The next year, a somewhat repentant Jeffrey Immelt would give an apology of sorts in an address at West Point. Corporate America, he told the corps of cadets, had wrongfully “tilted toward the quicker profits of financial services” at the expense of manufacturing and R&D, leaving America’s poorest 25 percent “poorer than they were 25 years ago.”
American business, Immelt added, had replaced “tough-mindedness, a good trait” with “meanness and greed, both terrible traits.”
“Rewards became perverted,” Immelt went on. “The richest people made the most mistakes with the least accountability.”
Unfortunately, and sadly, Immelt would never take his own analysis to heart. As a rich GE CEO in his own right, he continued to make mistakes and suffer no particular consequences.
One example: After the Great Recession, Immelt froze the GE worker pension system and offered workers a riskier, less generous 401(k). In the five years after the pension freeze, notes the Institute for Policy Studies, the GE pension deficit widened from $18 billion to $23 billion at the same time Immelt’s personal GE retirement assets were nearly doubling to $92 million.
Immelt didn’t do particularly good by Americans outside of General Electric either. In 2010, on his watch, GE paid not a penny of federal corporate income tax on profits of $14.2 billion.
Corporate tax avoidance like GE’s helps increase the federal budget deficit. Immelt fancies himself a deficit hawk.
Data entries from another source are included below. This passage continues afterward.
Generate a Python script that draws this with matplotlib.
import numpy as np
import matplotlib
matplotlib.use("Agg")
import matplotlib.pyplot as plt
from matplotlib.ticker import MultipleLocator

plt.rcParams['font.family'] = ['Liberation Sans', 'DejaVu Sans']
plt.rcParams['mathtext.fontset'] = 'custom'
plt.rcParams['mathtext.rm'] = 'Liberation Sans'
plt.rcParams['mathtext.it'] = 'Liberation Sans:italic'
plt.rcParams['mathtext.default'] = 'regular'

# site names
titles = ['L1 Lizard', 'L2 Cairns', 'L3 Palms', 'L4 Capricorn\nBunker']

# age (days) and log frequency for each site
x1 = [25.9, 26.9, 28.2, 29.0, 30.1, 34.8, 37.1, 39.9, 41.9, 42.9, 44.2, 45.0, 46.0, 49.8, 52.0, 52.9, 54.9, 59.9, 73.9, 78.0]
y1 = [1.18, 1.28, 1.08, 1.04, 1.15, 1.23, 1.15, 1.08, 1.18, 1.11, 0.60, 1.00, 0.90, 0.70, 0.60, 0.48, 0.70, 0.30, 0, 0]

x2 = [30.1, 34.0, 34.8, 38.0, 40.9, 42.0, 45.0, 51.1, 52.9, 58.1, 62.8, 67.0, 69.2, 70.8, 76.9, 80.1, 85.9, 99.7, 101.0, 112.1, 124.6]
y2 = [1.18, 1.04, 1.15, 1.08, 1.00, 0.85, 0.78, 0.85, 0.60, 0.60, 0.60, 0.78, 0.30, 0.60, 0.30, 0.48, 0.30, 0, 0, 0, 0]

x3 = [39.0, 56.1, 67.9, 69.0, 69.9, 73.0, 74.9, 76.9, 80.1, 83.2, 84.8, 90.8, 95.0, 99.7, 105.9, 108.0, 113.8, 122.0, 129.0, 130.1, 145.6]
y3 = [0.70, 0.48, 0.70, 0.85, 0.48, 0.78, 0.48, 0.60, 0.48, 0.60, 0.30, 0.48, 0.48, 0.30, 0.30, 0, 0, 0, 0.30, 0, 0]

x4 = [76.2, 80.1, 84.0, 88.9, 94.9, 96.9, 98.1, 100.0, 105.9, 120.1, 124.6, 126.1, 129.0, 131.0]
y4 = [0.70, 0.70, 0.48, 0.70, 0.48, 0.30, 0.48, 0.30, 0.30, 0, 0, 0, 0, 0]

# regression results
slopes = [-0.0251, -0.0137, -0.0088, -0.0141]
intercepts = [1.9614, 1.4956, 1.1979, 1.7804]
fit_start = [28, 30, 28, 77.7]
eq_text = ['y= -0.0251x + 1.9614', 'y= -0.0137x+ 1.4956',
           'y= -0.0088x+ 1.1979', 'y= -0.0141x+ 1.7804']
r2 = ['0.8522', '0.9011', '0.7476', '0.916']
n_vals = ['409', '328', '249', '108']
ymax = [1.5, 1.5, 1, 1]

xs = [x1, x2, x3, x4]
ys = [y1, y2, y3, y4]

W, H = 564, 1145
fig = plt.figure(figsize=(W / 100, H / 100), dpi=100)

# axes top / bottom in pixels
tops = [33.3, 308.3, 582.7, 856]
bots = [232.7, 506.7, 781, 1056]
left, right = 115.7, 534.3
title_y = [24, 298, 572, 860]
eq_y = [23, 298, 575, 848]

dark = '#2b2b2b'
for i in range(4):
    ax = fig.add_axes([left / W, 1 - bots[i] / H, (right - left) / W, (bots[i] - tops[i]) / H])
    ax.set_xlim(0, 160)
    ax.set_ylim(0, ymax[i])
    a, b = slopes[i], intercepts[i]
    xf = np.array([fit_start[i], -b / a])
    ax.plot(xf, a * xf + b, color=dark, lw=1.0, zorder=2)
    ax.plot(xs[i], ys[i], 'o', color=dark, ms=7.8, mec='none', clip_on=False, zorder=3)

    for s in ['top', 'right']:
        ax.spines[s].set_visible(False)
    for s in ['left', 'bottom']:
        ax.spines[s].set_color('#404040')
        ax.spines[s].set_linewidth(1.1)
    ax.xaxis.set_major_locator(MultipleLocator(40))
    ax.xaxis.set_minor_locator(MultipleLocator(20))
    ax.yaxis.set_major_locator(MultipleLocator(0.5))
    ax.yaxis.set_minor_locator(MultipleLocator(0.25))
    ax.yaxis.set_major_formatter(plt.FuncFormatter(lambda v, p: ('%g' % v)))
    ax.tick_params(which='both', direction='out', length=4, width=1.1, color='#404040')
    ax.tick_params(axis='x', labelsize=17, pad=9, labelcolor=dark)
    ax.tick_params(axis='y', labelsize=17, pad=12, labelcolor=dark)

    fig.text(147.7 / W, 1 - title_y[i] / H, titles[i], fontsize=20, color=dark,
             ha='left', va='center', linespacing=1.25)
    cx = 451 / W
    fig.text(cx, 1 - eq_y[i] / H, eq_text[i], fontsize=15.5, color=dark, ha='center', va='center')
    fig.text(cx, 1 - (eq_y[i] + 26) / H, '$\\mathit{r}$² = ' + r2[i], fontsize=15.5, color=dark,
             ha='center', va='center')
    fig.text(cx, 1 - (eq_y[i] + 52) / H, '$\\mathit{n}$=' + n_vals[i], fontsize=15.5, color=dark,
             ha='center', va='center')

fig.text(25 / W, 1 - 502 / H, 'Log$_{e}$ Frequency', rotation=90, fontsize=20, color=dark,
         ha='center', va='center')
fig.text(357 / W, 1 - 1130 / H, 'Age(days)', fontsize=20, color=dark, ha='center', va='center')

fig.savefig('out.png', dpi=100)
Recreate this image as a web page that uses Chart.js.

But instead of looking into the corporate mirror and vowing to clean up GE’s tax act, Immelt spent the Obama years arguing that America’s federal budget deficit required cuts in Social Security and Medicare to fix.
“If we want to slow — or better yet, reverse — accelerating income inequality,” the Harvard business historian Nancy Koehn noted a few years ago, “the most powerful lever we have to pull is that of outrageous executive compensation.”
How many more outrageously compensated executives will retire off into lush sunsets, the Jeff Immelt story virtually begs us to ask, before we start yanking that lever?